Spokojny wyścig, strategia zrobiła różnicę
Wyścig przebiegał wyjątkowo spokojnie. Jedyny kierowca, który odpadł z wyścigu, to Zhou Guanyu, Problemy z autem zmusiły kierowcę Saubera do wycofania się z wyścigu.
W walce o wygraną górą wyszedł George Russell. Kierowca Mercedesa postanowił pojechać na jeden pit stop, co okazało się skuteczne w jego przypadku. Do końca walczyli z nim Lewis Hamilton oraz Oscar Piastri z McLarena. Trójkę przedzieliła niewiele ponad 1.1 sekundy. Hamilton na 42 okrążeniu zbliżył się na tyle, że mógł atakować Russella, jednak były partner Roberta Kubicy obronił wygraną.

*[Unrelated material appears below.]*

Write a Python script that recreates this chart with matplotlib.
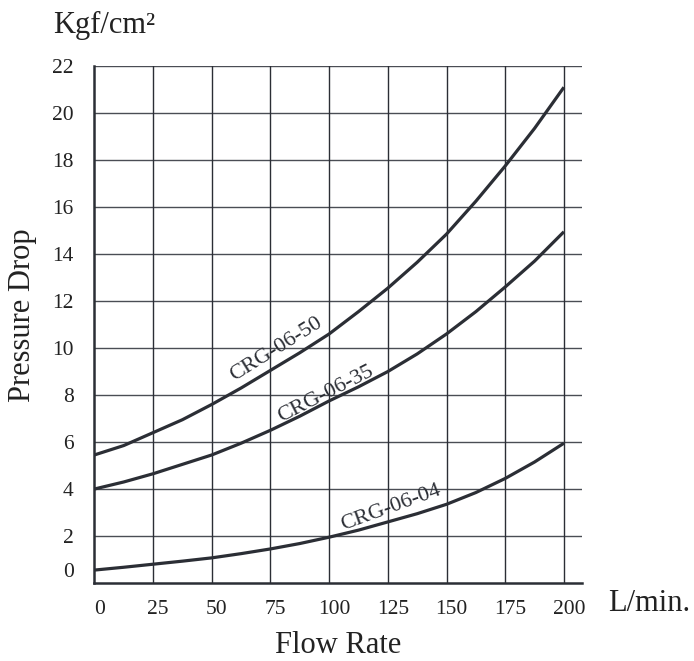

Max Verstappen spisał się nieźle, choć nie pokazał, aż tak niesamowitego tempa, jakie wydawało się, że ma po treningach i kwalifikacjach. Startujący z 11 pozycji, wspiął się na piąte miejsce, za Charlesem Leclerciem z Ferrari. Tuż za nim uplasował się Lando Norris z McLarena. Ta trójka także zmieściła się w nieco ponad sekundzie. Czwartego Leclerca oraz szóstego Norrisa dzieliło 1.3 sekundy.
Wydawało się, że Carlos Sainz, startujący jako jedyny z czołówki na twardych oponach dojedzie na jeden pit stop. Ostatecznie Ferrari zrezygnowało z tego planu i Hiszpan dojechał siódmy. Za nim sklasyfikowano Sergio Pereza. Meksykanin narzekał na niską prędkość na prostych. Startujący z drugiego pola, utrzymywał się w walce o podium, następnie przez ściągnięcie na drugi pit stop, próbując podcięcia, stracił pozycje, w międzyczasie przepuszczał Verstappena. Ostatecznie walczący o swój byt Perez nie spisał się specjalnie i jego pozycja jest zagrożona. Czołową dziesiątkę uzupełnili Fernando Alonso oraz Esteban Ocon.
RACE CLASSIFICATION (LAP 44/44)
— Formula 1 (@F1) July 28, 2024
Look at the gap between the top three! 😅#F1 #BelgianGP pic.twitter.com/7DHzJf76xe
Kolejny wyścig to GP Holandii. Po przerwie wakacyjnej kierowcy będą się ścigać w Zandvoort w dniach 23-25 sierpnia.